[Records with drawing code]
────────────────────

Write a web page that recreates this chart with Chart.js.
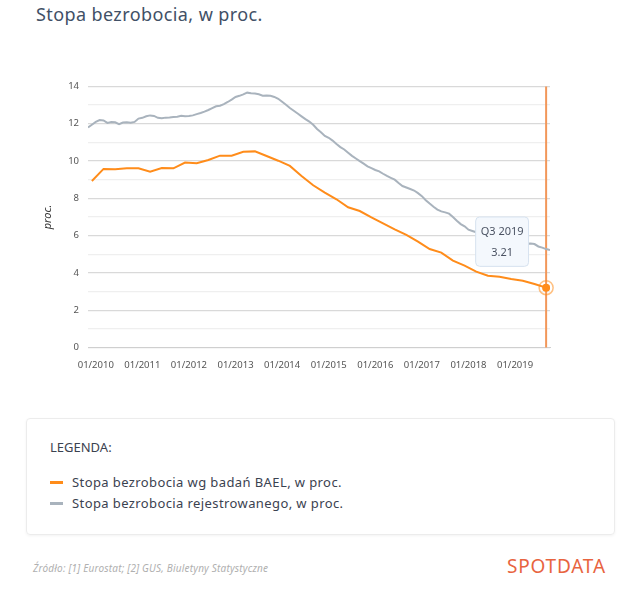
<!DOCTYPE html>
<html lang="pl">
<head>
<meta charset="utf-8">
<title>Stopa bezrobocia, w proc.</title>
<script src="https://cdn.jsdelivr.net/npm/chart.js@4.4.1/dist/chart.umd.min.js"></script>
<style>
  html, body { margin: 0; padding: 0; background: #fff; }
  body { width: 640px; height: 594px; position: relative; overflow: hidden; font-family: 'Noto Sans', sans-serif; }
  .title { position: absolute; left: 36px; top: 3px; font-size: 18px; line-height: 22px; letter-spacing: 0.4px; color: #415066; }
  .chart-box { position: absolute; left: 20px; top: 70px; width: 545px; height: 305px; }
  .legend-card { position: absolute; left: 26px; top: 418px; width: 587px; height: 115px; border: 1px solid #ececec; border-radius: 4px; box-shadow: 0 1px 3px rgba(0, 0, 0, 0.05); }
  .legend-head { position: absolute; left: 23px; top: 19px; font-size: 13px; line-height: 18px; color: #3b4250; }
  .legend-item { position: absolute; left: 23px; font-size: 13px; line-height: 18px; letter-spacing: 0.4px; color: #3b4250; }
  .legend-item i { display: inline-block; width: 13px; height: 3px; margin-right: 9px; vertical-align: middle; position: relative; top: -1px; }
  .source { position: absolute; left: 33px; top: 561px; font-size: 10px; line-height: 14px; letter-spacing: 0.2px; font-style: italic; color: #b0b0b0; }
  .logo { position: absolute; left: 507px; top: 554px; font-size: 19px; line-height: 24px; letter-spacing: 0.8px; color: #e8643f; }
</style>
</head>
<body>
<div class="title">Stopa bezrobocia, w proc.</div>
<div class="chart-box"><canvas id="chart"></canvas></div>
<div class="legend-card">
  <div class="legend-head">LEGENDA:</div>
  <div class="legend-item" style="top: 54px;"><i style="background: #ff8c1a;"></i>Stopa bezrobocia wg badań BAEL, w proc.</div>
  <div class="legend-item" style="top: 75px;"><i style="background: #a9b3bd;"></i>Stopa bezrobocia rejestrowanego, w proc.</div>
</div>
<div class="source">Źródło: [1] Eurostat; [2] GUS, Biuletyny Statystyczne</div>
<div class="logo">SPOTDATA</div>

<script>
// kwartały BAEL (Eurostat)
const quarterLabels = [
  'Q4 2009',
  'Q1 2010', 'Q2 2010', 'Q3 2010', 'Q4 2010',
  'Q1 2011', 'Q2 2011', 'Q3 2011', 'Q4 2011',
  'Q1 2012', 'Q2 2012', 'Q3 2012', 'Q4 2012',
  'Q1 2013', 'Q2 2013', 'Q3 2013', 'Q4 2013',
  'Q1 2014', 'Q2 2014', 'Q3 2014', 'Q4 2014',
  'Q1 2015', 'Q2 2015', 'Q3 2015', 'Q4 2015',
  'Q1 2016', 'Q2 2016', 'Q3 2016', 'Q4 2016',
  'Q1 2017', 'Q2 2017', 'Q3 2017', 'Q4 2017',
  'Q1 2018', 'Q2 2018', 'Q3 2018', 'Q4 2018',
  'Q1 2019', 'Q2 2019', 'Q3 2019',
];
const baelValues = [
  8.93,
  9.58, 9.56, 9.61, 9.61,
  9.43, 9.63, 9.61, 9.92,
  9.88, 10.06, 10.29, 10.29,
  10.5, 10.52, 10.27, 10.02,
  9.74, 9.2, 8.7, 8.31,
  7.95, 7.52, 7.32, 6.98,
  6.66, 6.34, 6.04, 5.68,
  5.28, 5.09, 4.66, 4.39,
  4.07, 3.85, 3.8, 3.67,
  3.58, 3.41, 3.21,
];

// bezrobocie rejestrowane (GUS), miesięcznie od 11/2009
const registeredStart = -2; // miesiące względem 01/2010
const registeredValues = [
  11.80, 11.95,
  12.10, 12.20, 12.18, 12.05, 12.10, 12.08, 11.98, 12.07, 12.08, 12.06, 12.10, 12.28,
  12.32, 12.40, 12.45, 12.42, 12.32, 12.30, 12.33, 12.34, 12.36, 12.38, 12.43, 12.40,
  12.42, 12.45, 12.52, 12.58, 12.65, 12.74, 12.84, 12.94, 12.97, 13.05, 13.17, 13.30,
  13.44, 13.50, 13.58, 13.67, 13.64, 13.62, 13.58, 13.51, 13.52, 13.50, 13.44, 13.34,
  13.18, 13.02, 12.85, 12.70, 12.55, 12.40, 12.25, 12.12, 11.95, 11.72, 11.55, 11.35,
  11.25, 11.10, 10.92, 10.75, 10.62, 10.45, 10.28, 10.14, 10.00, 9.86, 9.72, 9.62,
  9.52, 9.45, 9.32, 9.20, 9.10, 9.00, 8.82, 8.66, 8.58, 8.50, 8.42, 8.28,
  8.12, 7.90, 7.72, 7.55, 7.40, 7.30, 7.25, 7.18, 7.00, 6.80, 6.62, 6.50,
  6.32, 6.25, 6.18, 6.12, 6.06, 6.00, 5.95, 5.90, 5.85, 5.80, 5.74, 5.68,
  5.64, 5.60, 5.58, 5.57, 5.58, 5.55, 5.42, 5.36, 5.28, 5.23,
];

const tickMonths = [0, 12, 24, 36, 48, 60, 72, 84, 96, 108];
const tickLabels = ['01/2010', '01/2011', '01/2012', '01/2013', '01/2014', '01/2015', '01/2016', '01/2017', '01/2018', '01/2019'];

const ORANGE = '#ff8c1a';
const GREY = '#a9b3bd';

// kwartał rysowany w ostatnim miesiącu kwartału
function quarterToMonth(label) {
  const [q, year] = label.split(' ');
  return (Number(year) - 2010) * 12 + Number(q.slice(1)) * 3 - 1;
}

const baelPoints = baelValues.map((v, i) => ({ x: quarterToMonth(quarterLabels[i]), y: v }));
const registeredPoints = registeredValues.map((v, i) => ({ x: registeredStart + i, y: v }));

Chart.Tooltip.positioners.upLeft = function (items) {
  if (!items.length) return false;
  const el = items[0].element;
  return { x: el.x - 44, y: el.y - 46, xAlign: 'center', yAlign: 'center' };
};

const cursorLine = {
  id: 'cursorLine',
  beforeDatasetsDraw(chart) {
    const active = chart.tooltip.getActiveElements();
    if (!active.length) return;
    const x = active[0].element.x;
    const { ctx, chartArea } = chart;
    ctx.save();
    ctx.strokeStyle = '#f2975a';
    ctx.lineWidth = 2;
    ctx.beginPath();
    ctx.moveTo(x, chartArea.top);
    ctx.lineTo(x, chartArea.bottom);
    ctx.stroke();
    ctx.restore();
  },
  afterDatasetsDraw(chart) {
    const active = chart.tooltip.getActiveElements();
    if (!active.length) return;
    const { x, y } = active[0].element;
    const ctx = chart.ctx;
    ctx.save();
    ctx.strokeStyle = 'rgba(255, 140, 26, 0.55)';
    ctx.lineWidth = 1.5;
    ctx.beginPath();
    ctx.arc(x, y, 7, 0, Math.PI * 2);
    ctx.stroke();
    ctx.restore();
  },
};

Chart.defaults.font.family = "'Noto Sans', sans-serif";
Chart.defaults.color = '#555';

const chart = new Chart(document.getElementById('chart'), {
  type: 'line',
  data: {
    datasets: [
      {
        label: 'Stopa bezrobocia wg badań BAEL, w proc.',
        data: baelPoints,
        borderColor: ORANGE,
        backgroundColor: ORANGE,
        borderWidth: 2,
        pointRadius: 0,
        pointHoverRadius: 4,
        pointHoverBorderWidth: 0,
        pointHoverBackgroundColor: ORANGE,
        tension: 0,
      },
      {
        label: 'Stopa bezrobocia rejestrowanego, w proc.',
        data: registeredPoints,
        borderColor: GREY,
        backgroundColor: GREY,
        borderWidth: 2,
        pointRadius: 0,
        pointHoverRadius: 0,
        tension: 0,
      },
    ],
  },
  options: {
    responsive: true,
    maintainAspectRatio: false,
    animation: false,
    events: [],
    layout: { padding: { top: 16.5, right: 15, bottom: 0, left: 0 } },
    plugins: {
      legend: { display: false },
      tooltip: {
        position: 'upLeft',
        filter: (item) => item.datasetIndex === 0,
        backgroundColor: '#f4f8fd',
        borderColor: '#d6e2ef',
        borderWidth: 1,
        cornerRadius: 4,
        caretSize: 0,
        displayColors: false,
        titleColor: '#4b5363',
        bodyColor: '#4b5363',
        titleFont: { size: 11, weight: 'normal' },
        bodyFont: { size: 11 },
        titleAlign: 'center',
        bodyAlign: 'center',
        titleMarginBottom: 8,
        padding: { top: 8, bottom: 7, left: 5, right: 5 },
        callbacks: {
          title: (items) => quarterLabels[items[0].dataIndex],
          label: (item) => String(item.parsed.y),
        },
      },
    },
    scales: {
      x: {
        type: 'linear',
        min: registeredStart,
        max: registeredStart + registeredValues.length - 1,
        afterBuildTicks: (axis) => {
          axis.ticks = tickMonths.map((v) => ({ value: v }));
        },
        afterFit: (axis) => {
          axis.height = 27.5;
        },
        grid: { display: false },
        border: { color: '#cfcfcf', width: 1 },
        ticks: {
          autoSkip: false,
          maxRotation: 0,
          padding: 4,
          font: { size: 9.5 },
          color: '#555',
          callback: (value) => tickLabels[tickMonths.indexOf(value)],
        },
      },
      y: {
        min: 0,
        max: 14,
        afterFit: (axis) => {
          axis.width = 68;
        },
        border: { display: false },
        grid: {
          drawTicks: false,
          color: (ctx) => (ctx.tick.value % 2 === 0 ? '#d9d9d9' : '#efefef'),
          lineWidth: 1.3,
        },
        ticks: {
          stepSize: 1,
          padding: 9,
          font: { size: 9.5 },
          color: '#555',
          callback: (value) => (value % 2 === 0 ? value : ''),
        },
        title: {
          display: true,
          text: 'proc.',
          color: '#333',
          font: { size: 11, style: 'italic' },
          padding: { top: 21, bottom: 0 },
        },
      },
    },
  },
  plugins: [cursorLine],
});

const lastIndex = baelValues.length - 1;
chart.setActiveElements([{ datasetIndex: 0, index: lastIndex }]);
chart.tooltip.setActiveElements([{ datasetIndex: 0, index: lastIndex }], { x: 0, y: 0 });
chart.update();
</script>
</body>
</html>
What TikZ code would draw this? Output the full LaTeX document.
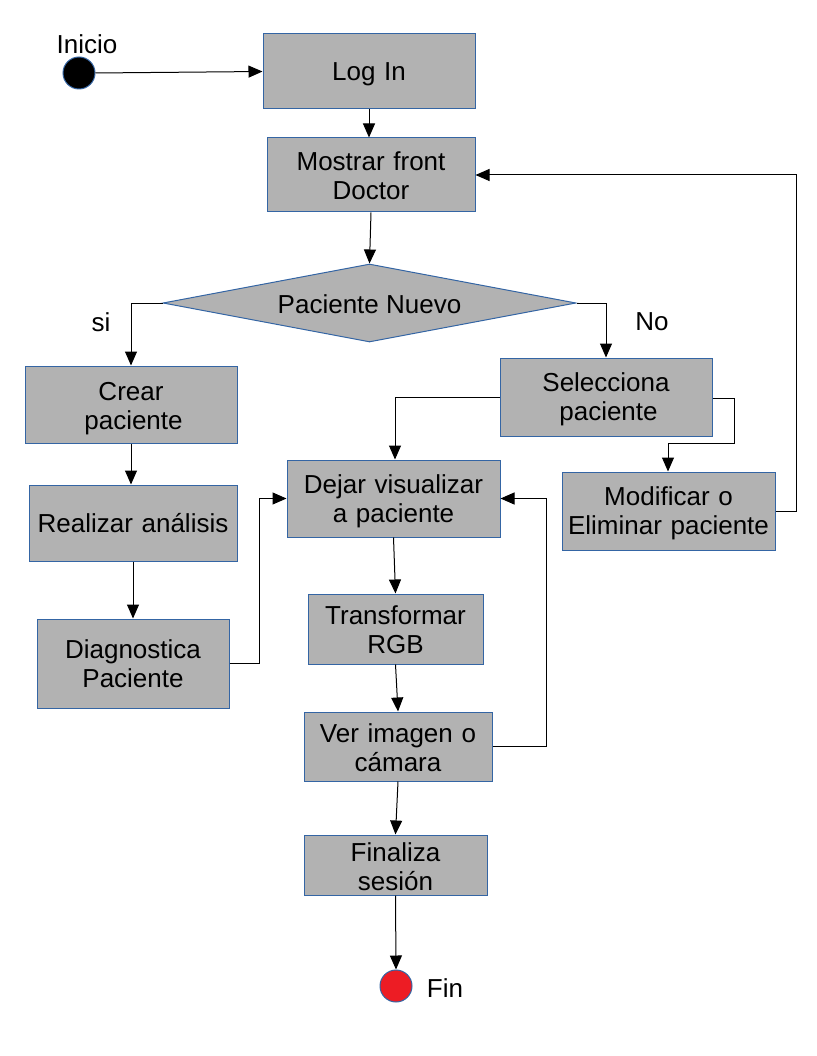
\documentclass[tikz,border=0pt]{standalone}
\usepackage{fontspec}
\setmainfont{Liberation Sans}
\usetikzlibrary{arrows.meta,shapes.geometric}
\definecolor{boxfill}{HTML}{B2B2B2}
\definecolor{boxline}{HTML}{3465A4}
\definecolor{endred}{HTML}{ED1C24}
\begin{document}
\begin{tikzpicture}[x=1pt,y=-1pt,
  box/.style={draw=boxline,fill=boxfill,line width=1pt,align=center,inner sep=0pt,
    font=\fontsize{26}{29}\selectfont},
  tb/.code={\pgfmathsetmacro\tbh{max(2*(#1),0)}\pgfmathsetmacro\tbd{max(-2*(#1),0)}\edef\tbtmp{\noexpand\pgfkeysalso{text height=\tbh pt,text depth=\tbd pt}}\tbtmp},
  lbl/.style={inner sep=0pt,font=\fontsize{26}{29}\selectfont},
  conn/.style={draw=black,line width=1pt,-{Triangle[length=14pt,width=12pt]}},
  line/.style={draw=black,line width=1pt}]
\useasboundingbox (0,0) rectangle (816,1056);
\node[circle,draw=boxline,fill=black,line width=1pt,minimum size=32pt,inner sep=0pt] (start) at (79,73) {};
\node[lbl] (inicio) at (87,44) {Inicio};
\node[box,minimum width=212pt,minimum height=75pt,text width=212pt,tb=9.5] (login) at (369,71.5) {Log In};
\node[box,minimum width=208pt,minimum height=74pt,text width=208pt,tb=-4] (mostrar) at (371,175) {Mostrar front\\Doctor};
\node[box,shape=diamond,aspect=5.3,minimum width=413pt,minimum height=78pt,text height=20pt,text depth=0pt] (diam) at (369.5,303) {Paciente Nuevo};
\node[lbl] (si) at (101,322) {si};
\node[lbl] (no) at (652,322) {No};
\node[box,minimum width=212pt,minimum height=77pt,text width=212pt,tb=-4] (crear) at (131,404.5) {Crear\\\hspace*{5pt}paciente};
\node[box,minimum width=212pt,minimum height=78pt,text width=212pt,tb=-6] (sel) at (606,397) {Selecciona\\\hspace*{5pt}paciente};
\node[box,minimum width=213pt,minimum height=77pt,text width=213pt,tb=-5] (dejar) at (393.5,498.5) {Dejar visualizar\\a paciente};
\node[box,minimum width=213pt,minimum height=78pt,text width=213pt,tb=-6] (mod) at (668.5,511) {Modificar o\\Eliminar paciente};
\node[box,minimum width=208pt,minimum height=76pt,text width=208pt,tb=9.75] (real) at (133,523) {Realizar análisis};
\node[box,minimum width=175pt,minimum height=70pt,text width=175pt,tb=-5] (rgb) at (395.5,629) {Transformar\\RGB};
\node[box,minimum width=192pt,minimum height=89pt,text width=192pt,tb=-5.2] (diag) at (133,663.5) {Diagnostica\\Paciente};
\node[box,minimum width=188pt,minimum height=69pt,text width=188pt,tb=-4.2] (ver) at (398,746.5) {Ver imagen o\\cámara};
\node[box,minimum width=183pt,minimum height=60pt,text width=183pt,tb=-3.2] (fin) at (395.5,865) {Finaliza\\sesión};
\node[circle,draw=boxline,fill=endred,line width=1pt,minimum size=32pt,inner sep=0pt] (end) at (396,986) {};
\node[lbl] (finl) at (445,988) {Fin};

\draw[conn] (start.east) -- (login.west);
\draw[conn] (login.south) -- (login.south |- mostrar.north);
\draw[conn] (mostrar.south) -- (diam.north);
\draw[conn] (diam.west) -| (crear.north);
\draw[conn] (diam.east) -| (sel.north);
\draw[conn] (sel.west) -| ([xshift=1.5pt]dejar.north);
\coordinate (s1) at (734,398);
\coordinate (s2) at (668,443);
\draw[conn] (sel.east |- s1) -- (s1) |- (s2) -- (s2 |- mod.north);
\draw[conn] (mod.east) -- ++(21,0) |- (mostrar.east);
\draw[conn] (crear.south) -- (crear.south |- real.north);
\draw[conn] (real.south) -- (diag.north);
\draw[conn] (diag.east) -- ++(30,0) |- (dejar.west);
\draw[conn] (dejar.south) -- (rgb.north);
\draw[conn] (rgb.south) -- (ver.north);
\draw[conn] (ver.east) -- ++(54,0) |- (dejar.east);
\draw[conn] (ver.south) -- (fin.north);
\draw[conn] (fin.south) -- (end.north);
\end{tikzpicture}
\end{document}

────────────────────

Pick out the lines that contain "this" and copy them.

Write a web page that recreates this chart with Chart.js.
What TikZ code would draw this? Output the full LaTeX document.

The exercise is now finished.